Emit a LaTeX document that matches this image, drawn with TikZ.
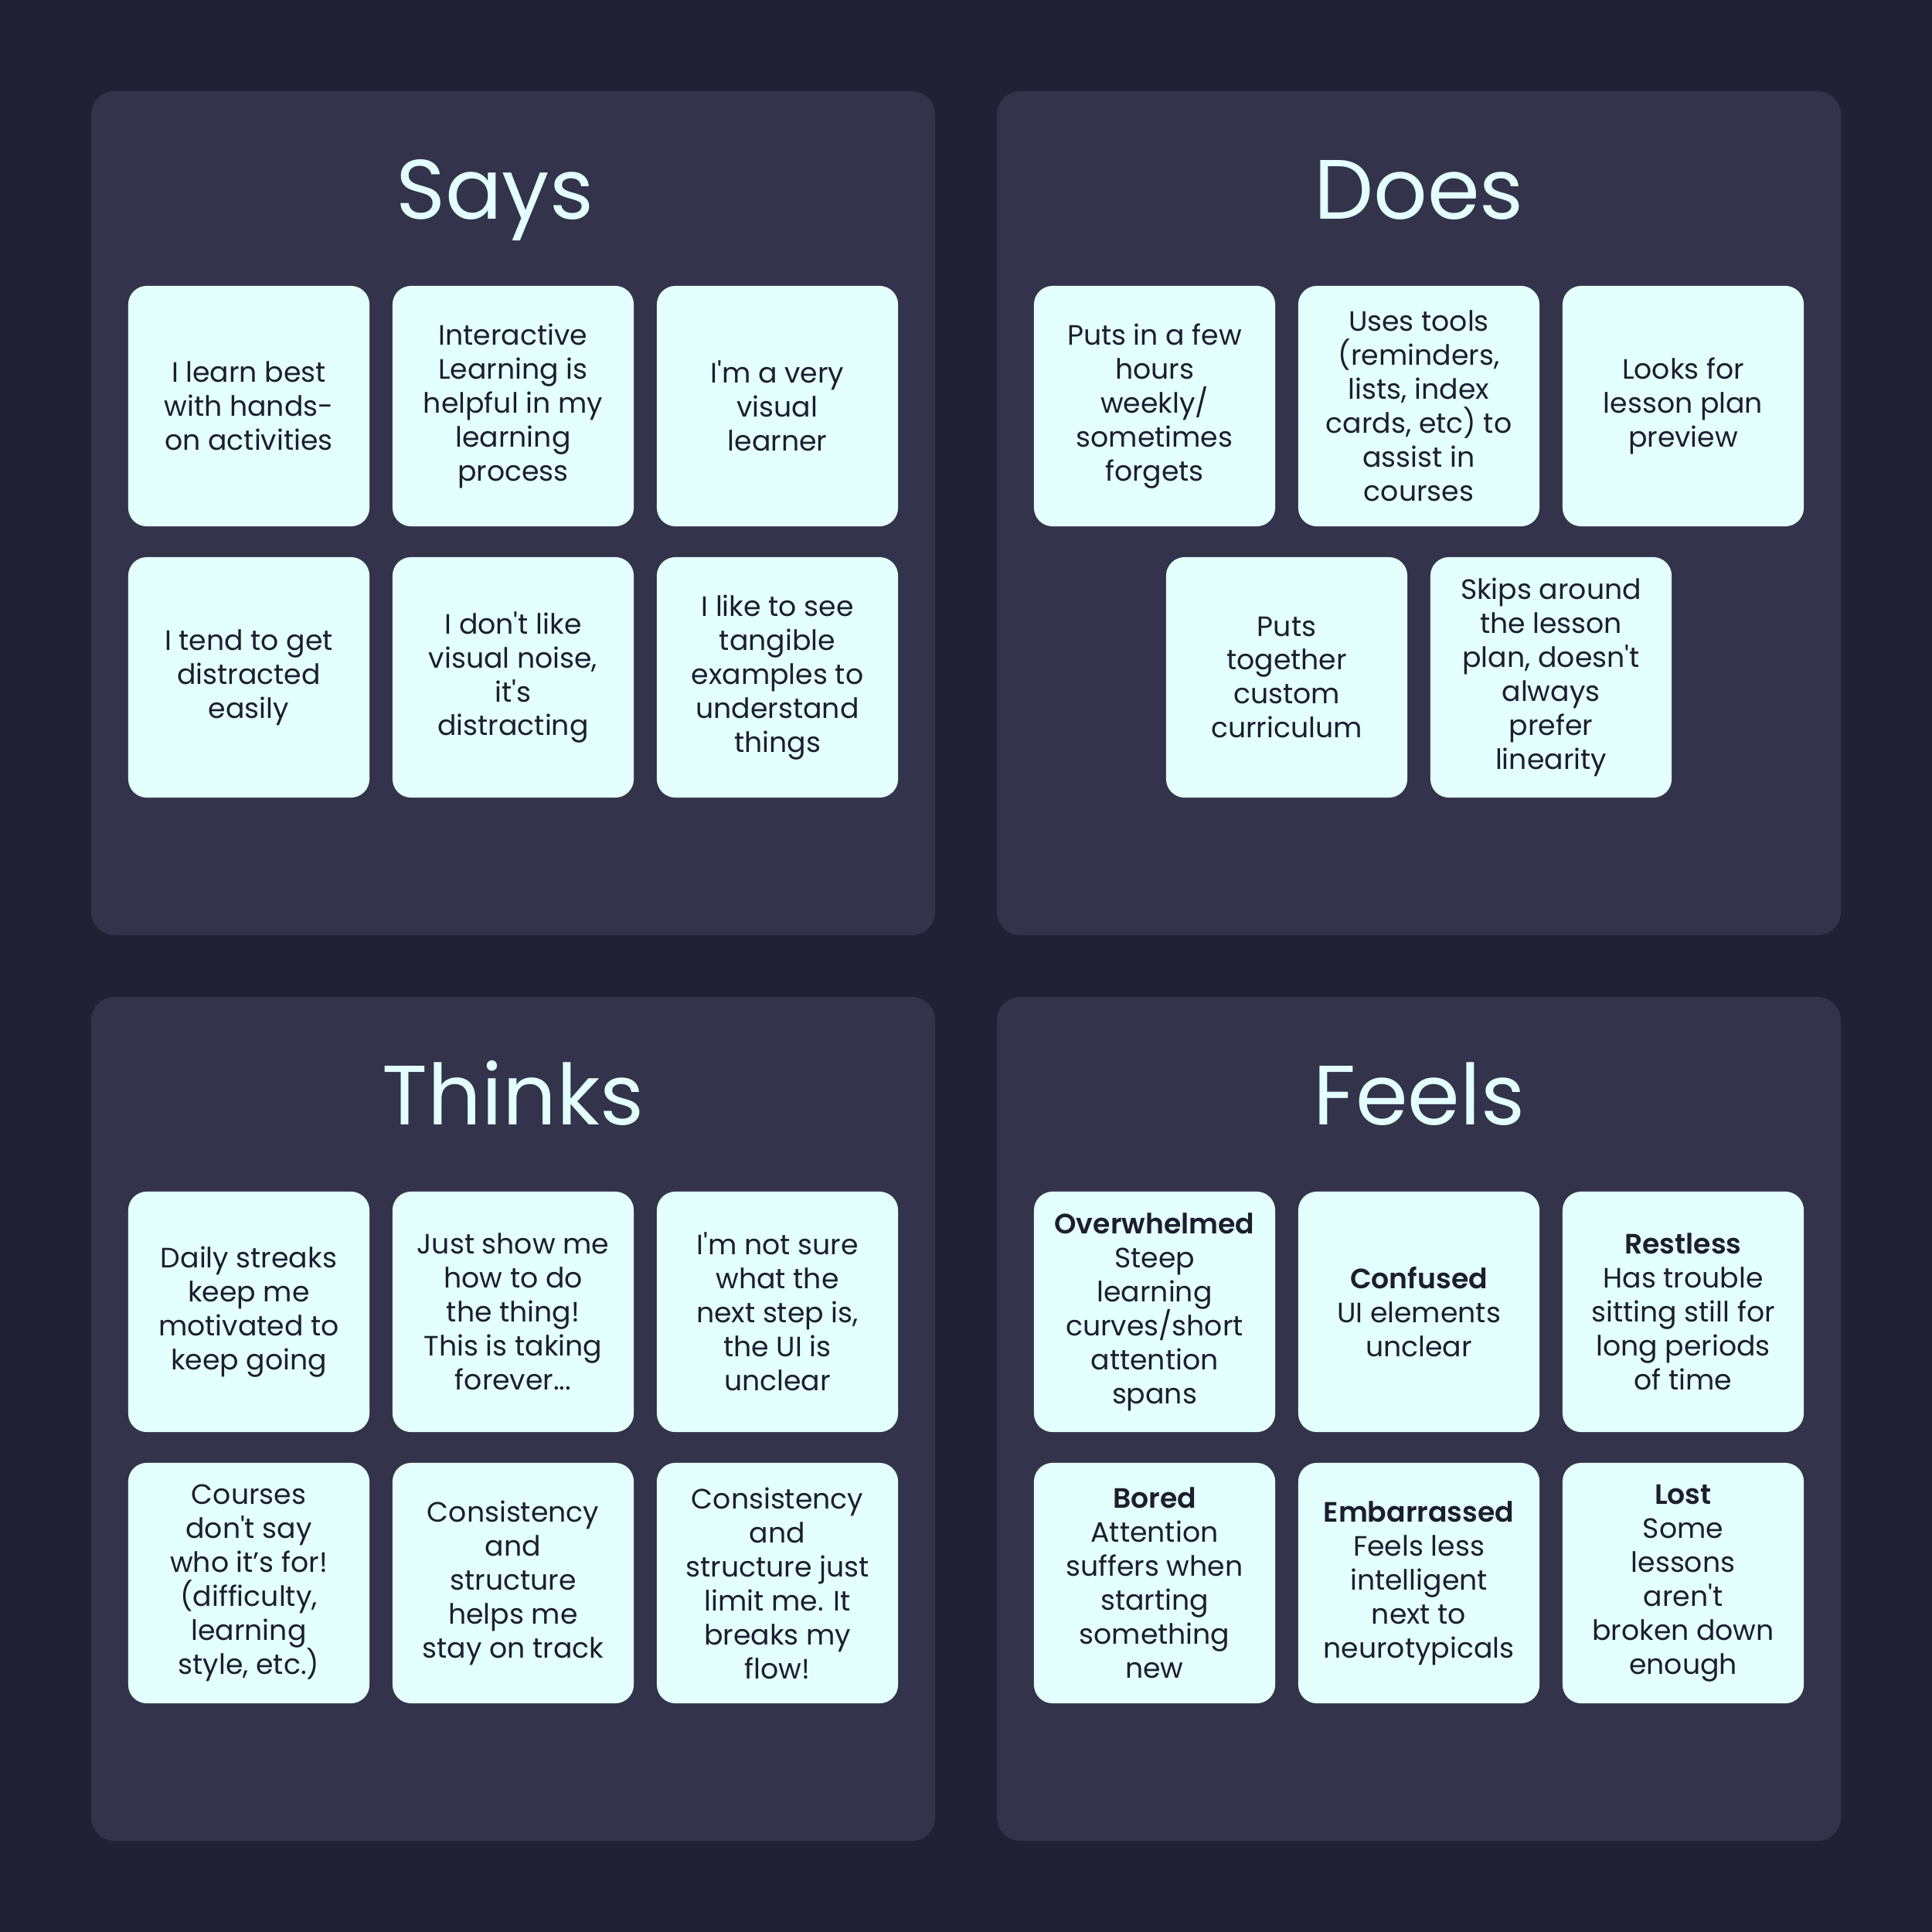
\documentclass[tikz,border=0pt]{standalone}
\usepackage{fontspec}
\setmainfont{Poppins}[Ligatures=TeXOff,BoldFont={Poppins SemiBold}]
\definecolor{bgdark}{HTML}{212133}
\definecolor{panelcol}{HTML}{33334B}
\definecolor{cardcol}{HTML}{E3FFFE}
\definecolor{inkcol}{HTML}{1D1D2E}

\begin{document}
\begin{tikzpicture}[x=0.01cm,y=-0.01cm,
  panel/.style={fill=panelcol,rounded corners=0.3cm},
  card/.style={fill=cardcol,rounded corners=0.24cm,minimum width=3.12cm,minimum height=3.11cm,
    inner sep=0pt,align=center,text=inkcol,font=\fontsize{10.3}{12.5}\selectfont},
  heading/.style={text=cardcol,font=\fontsize{31}{37}\selectfont,inner sep=0pt,anchor=base}]
  % columns and rows (px of the 2500 grid)
  \def\ca{322}  \def\cb{664}  \def\cc{1006}
  \def\cd{1494} \def\ce{1836} \def\cf{2178}
  \def\ra{525.5} \def\rb{876.5} \def\rc{1697.5} \def\rd{2048.5}
  \fill[bgdark] (0,0) rectangle (2500,2500);
  \fill[panel] (118,118) rectangle (1210,1210);
  \fill[panel] (1290,118) rectangle (2382,1210);
  \fill[panel] (118,1290) rectangle (1210,2382);
  \fill[panel] (1290,1290) rectangle (2382,2382);
  % Says
  \node[heading] (saysT) at (640,283) {Says};
  \node[card] (s1) at (\ca,\ra) {I learn best\\with hands-\\on activities};
  \node[card] (s2) at (\cb,\ra) {Interactive\\Learning is\\helpful in my\\learning\\process};
  \node[card] (s3) at (\cc,\ra) {I'm a very\\visual\\learner};
  \node[card] (s4) at (\ca,\rb) {I tend to get\\distracted\\easily};
  \node[card] (s5) at (\cb,\rb) {I don't like\\visual noise,\\it's\\distracting};
  \node[card] (s6) at (\cc,\rb) {I like to see\\tangible\\examples to\\understand\\things};
  % Does
  \node[heading] (doesT) at (\ce,283) {Does};
  \node[card] (d1) at (\cd,\ra) {Puts in a few\\hours\\weekly/\\sometimes\\forgets};
  \node[card] (d2) at (\ce,\ra) {Uses tools\\(reminders,\\lists, index\\cards, etc) to\\assist in\\courses};
  \node[card] (d3) at (\cf,\ra) {Looks for\\lesson plan\\preview};
  \node[card] (d4) at (\ce-171,\rb) {Puts\\together\\custom\\curriculum};
  \node[card] (d5) at (\ce+171,\rb) {Skips around\\the lesson\\plan, doesn't\\always\\prefer\\linearity};
  % Thinks
  \node[heading] (thinksT) at (\cb,1455) {Thinks};
  \node[card] (t1) at (\ca,\rc) {Daily streaks\\keep me\\motivated to\\keep going};
  \node[card] (t2) at (\cb,\rc) {Just show me\\how to do\\the thing!\\This is taking\\forever...};
  \node[card] (t3) at (\cc,\rc) {I'm not sure\\what the\\next step is,\\the UI is\\unclear};
  \node[card] (t4) at (\ca,\rd) {Courses\\don't say\\who it’s for!\\(difficulty,\\learning\\style, etc.)};
  \node[card] (t5) at (\cb,\rd) {Consistency\\and\\structure\\helps me\\stay on track};
  \node[card] (t6) at (\cc,\rd) {Consistency\\and\\structure just\\limit me. It\\breaks my\\flow!};
  % Feels
  \node[heading] (feelsT) at (\ce,1455) {Feels};
  \node[card] (f1) at (\cd,\rc) {\textbf{Overwhelmed}\\Steep\\learning\\curves/short\\attention\\spans};
  \node[card] (f2) at (\ce,\rc) {\textbf{Confused}\\UI elements\\unclear};
  \node[card] (f3) at (\cf,\rc) {\textbf{Restless}\\Has trouble\\sitting still for\\long periods\\of time};
  \node[card] (f4) at (\cd,\rd) {\textbf{Bored}\\Attention\\suffers when\\starting\\something\\new};
  \node[card] (f5) at (\ce,\rd) {\textbf{Embarrassed}\\Feels less\\intelligent\\next to\\neurotypicals};
  \node[card] (f6) at (\cf,\rd) {\textbf{Lost}\\Some\\lessons\\aren't\\broken down\\enough};
\end{tikzpicture}
\end{document}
◆ ◆ ◆ ◆
Restate the data above exactly, stripping out each image.

Emit a LaTeX document that matches this image, drawn with TikZ.
\documentclass[tikz,border=0pt]{standalone}
\usepackage{fontspec}
\setmainfont{Poppins}[Ligatures=TeXOff,BoldFont={Poppins SemiBold}]
\definecolor{bgdark}{HTML}{212133}
\definecolor{panelcol}{HTML}{33334B}
\definecolor{cardcol}{HTML}{E3FFFE}
\definecolor{inkcol}{HTML}{1D1D2E}

\begin{document}
\begin{tikzpicture}[x=0.01cm,y=-0.01cm,
  panel/.style={fill=panelcol,rounded corners=0.3cm},
  card/.style={fill=cardcol,rounded corners=0.24cm,minimum width=3.12cm,minimum height=3.11cm,
    inner sep=0pt,align=center,text=inkcol,font=\fontsize{10.3}{12.5}\selectfont},
  heading/.style={text=cardcol,font=\fontsize{31}{37}\selectfont,inner sep=0pt,anchor=base}]
  % columns and rows (px of the 2500 grid)
  \def\ca{322}  \def\cb{664}  \def\cc{1006}
  \def\cd{1494} \def\ce{1836} \def\cf{2178}
  \def\ra{525.5} \def\rb{876.5} \def\rc{1697.5} \def\rd{2048.5}
  \fill[bgdark] (0,0) rectangle (2500,2500);
  \fill[panel] (118,118) rectangle (1210,1210);
  \fill[panel] (1290,118) rectangle (2382,1210);
  \fill[panel] (118,1290) rectangle (1210,2382);
  \fill[panel] (1290,1290) rectangle (2382,2382);
  % Says
  \node[heading] (saysT) at (640,283) {Says};
  \node[card] (s1) at (\ca,\ra) {I learn best\\with hands-\\on activities};
  \node[card] (s2) at (\cb,\ra) {Interactive\\Learning is\\helpful in my\\learning\\process};
  \node[card] (s3) at (\cc,\ra) {I'm a very\\visual\\learner};
  \node[card] (s4) at (\ca,\rb) {I tend to get\\distracted\\easily};
  \node[card] (s5) at (\cb,\rb) {I don't like\\visual noise,\\it's\\distracting};
  \node[card] (s6) at (\cc,\rb) {I like to see\\tangible\\examples to\\understand\\things};
  % Does
  \node[heading] (doesT) at (\ce,283) {Does};
  \node[card] (d1) at (\cd,\ra) {Puts in a few\\hours\\weekly/\\sometimes\\forgets};
  \node[card] (d2) at (\ce,\ra) {Uses tools\\(reminders,\\lists, index\\cards, etc) to\\assist in\\courses};
  \node[card] (d3) at (\cf,\ra) {Looks for\\lesson plan\\preview};
  \node[card] (d4) at (\ce-171,\rb) {Puts\\together\\custom\\curriculum};
  \node[card] (d5) at (\ce+171,\rb) {Skips around\\the lesson\\plan, doesn't\\always\\prefer\\linearity};
  % Thinks
  \node[heading] (thinksT) at (\cb,1455) {Thinks};
  \node[card] (t1) at (\ca,\rc) {Daily streaks\\keep me\\motivated to\\keep going};
  \node[card] (t2) at (\cb,\rc) {Just show me\\how to do\\the thing!\\This is taking\\forever...};
  \node[card] (t3) at (\cc,\rc) {I'm not sure\\what the\\next step is,\\the UI is\\unclear};
  \node[card] (t4) at (\ca,\rd) {Courses\\don't say\\who it’s for!\\(difficulty,\\learning\\style, etc.)};
  \node[card] (t5) at (\cb,\rd) {Consistency\\and\\structure\\helps me\\stay on track};
  \node[card] (t6) at (\cc,\rd) {Consistency\\and\\structure just\\limit me. It\\breaks my\\flow!};
  % Feels
  \node[heading] (feelsT) at (\ce,1455) {Feels};
  \node[card] (f1) at (\cd,\rc) {\textbf{Overwhelmed}\\Steep\\learning\\curves/short\\attention\\spans};
  \node[card] (f2) at (\ce,\rc) {\textbf{Confused}\\UI elements\\unclear};
  \node[card] (f3) at (\cf,\rc) {\textbf{Restless}\\Has trouble\\sitting still for\\long periods\\of time};
  \node[card] (f4) at (\cd,\rd) {\textbf{Bored}\\Attention\\suffers when\\starting\\something\\new};
  \node[card] (f5) at (\ce,\rd) {\textbf{Embarrassed}\\Feels less\\intelligent\\next to\\neurotypicals};
  \node[card] (f6) at (\cf,\rd) {\textbf{Lost}\\Some\\lessons\\aren't\\broken down\\enough};
\end{tikzpicture}
\end{document}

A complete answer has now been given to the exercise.